# TASK
From the first line of the data below through the line bearing "(0,0) rectangle (751,596);", reproduce each line exactly; do not include pictures.

◆ ◆ ◆ ◆ ◆ ◆ ◆

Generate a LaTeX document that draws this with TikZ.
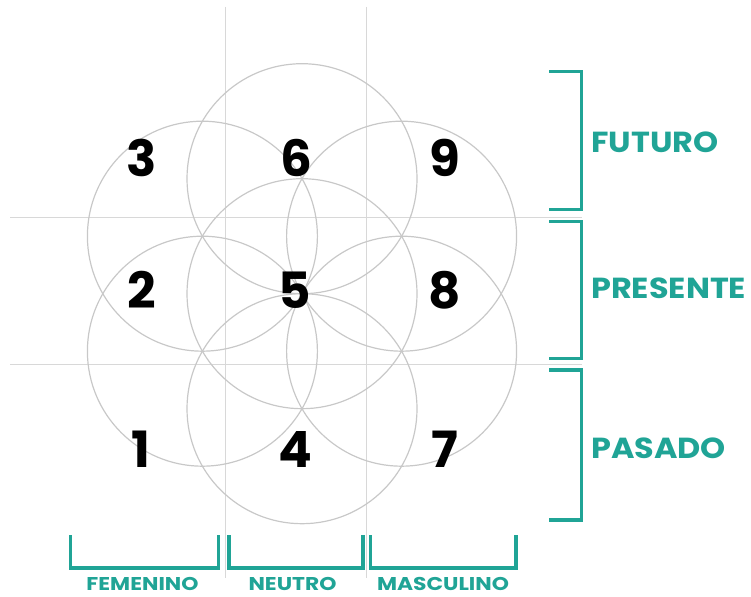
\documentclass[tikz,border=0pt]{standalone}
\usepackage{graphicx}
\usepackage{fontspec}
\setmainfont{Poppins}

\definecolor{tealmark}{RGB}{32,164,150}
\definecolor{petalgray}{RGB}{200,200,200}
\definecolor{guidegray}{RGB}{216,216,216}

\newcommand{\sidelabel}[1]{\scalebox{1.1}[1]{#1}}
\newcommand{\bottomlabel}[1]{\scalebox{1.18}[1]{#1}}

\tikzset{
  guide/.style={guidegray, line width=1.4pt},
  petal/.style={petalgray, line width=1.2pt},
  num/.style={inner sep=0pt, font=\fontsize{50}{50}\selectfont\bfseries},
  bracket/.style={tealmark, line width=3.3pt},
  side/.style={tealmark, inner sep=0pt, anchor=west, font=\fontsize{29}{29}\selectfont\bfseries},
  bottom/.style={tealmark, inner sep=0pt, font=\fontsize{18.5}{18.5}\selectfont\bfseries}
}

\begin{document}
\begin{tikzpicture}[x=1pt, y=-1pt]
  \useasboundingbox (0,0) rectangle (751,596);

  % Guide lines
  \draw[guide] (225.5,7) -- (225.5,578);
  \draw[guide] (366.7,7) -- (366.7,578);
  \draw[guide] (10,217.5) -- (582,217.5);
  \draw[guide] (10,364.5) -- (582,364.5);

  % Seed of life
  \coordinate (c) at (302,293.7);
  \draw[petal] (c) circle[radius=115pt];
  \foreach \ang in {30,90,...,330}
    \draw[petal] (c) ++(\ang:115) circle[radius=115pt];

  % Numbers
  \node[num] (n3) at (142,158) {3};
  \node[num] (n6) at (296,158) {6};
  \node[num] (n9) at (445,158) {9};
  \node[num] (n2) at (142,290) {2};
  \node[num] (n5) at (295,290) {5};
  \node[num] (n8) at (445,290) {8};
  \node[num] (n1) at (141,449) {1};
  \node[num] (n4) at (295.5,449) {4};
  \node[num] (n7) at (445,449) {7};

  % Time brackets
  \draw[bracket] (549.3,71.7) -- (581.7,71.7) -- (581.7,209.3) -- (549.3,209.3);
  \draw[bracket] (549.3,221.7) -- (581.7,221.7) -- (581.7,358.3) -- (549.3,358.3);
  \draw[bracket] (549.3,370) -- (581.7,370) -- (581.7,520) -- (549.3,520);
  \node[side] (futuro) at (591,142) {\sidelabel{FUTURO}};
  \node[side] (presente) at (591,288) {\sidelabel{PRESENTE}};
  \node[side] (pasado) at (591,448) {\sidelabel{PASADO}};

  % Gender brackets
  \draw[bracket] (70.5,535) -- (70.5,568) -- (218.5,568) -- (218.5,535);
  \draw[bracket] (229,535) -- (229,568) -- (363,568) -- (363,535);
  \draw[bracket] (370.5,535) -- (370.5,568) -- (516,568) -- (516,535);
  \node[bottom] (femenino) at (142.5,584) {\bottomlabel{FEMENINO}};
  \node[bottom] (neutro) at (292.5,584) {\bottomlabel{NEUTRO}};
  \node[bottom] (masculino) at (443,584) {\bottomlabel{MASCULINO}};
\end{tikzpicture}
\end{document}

◆ ◆ ◆ ◆ ◆ ◆ ◆

# RESULT OF THIS EXERCISE
Generate a LaTeX document that draws this with TikZ.
\documentclass[tikz,border=0pt]{standalone}
\usepackage{graphicx}
\usepackage{fontspec}
\setmainfont{Poppins}

\definecolor{tealmark}{RGB}{32,164,150}
\definecolor{petalgray}{RGB}{200,200,200}
\definecolor{guidegray}{RGB}{216,216,216}

\newcommand{\sidelabel}[1]{\scalebox{1.1}[1]{#1}}
\newcommand{\bottomlabel}[1]{\scalebox{1.18}[1]{#1}}

\tikzset{
  guide/.style={guidegray, line width=1.4pt},
  petal/.style={petalgray, line width=1.2pt},
  num/.style={inner sep=0pt, font=\fontsize{50}{50}\selectfont\bfseries},
  bracket/.style={tealmark, line width=3.3pt},
  side/.style={tealmark, inner sep=0pt, anchor=west, font=\fontsize{29}{29}\selectfont\bfseries},
  bottom/.style={tealmark, inner sep=0pt, font=\fontsize{18.5}{18.5}\selectfont\bfseries}
}

\begin{document}
\begin{tikzpicture}[x=1pt, y=-1pt]
  \useasboundingbox (0,0) rectangle (751,596);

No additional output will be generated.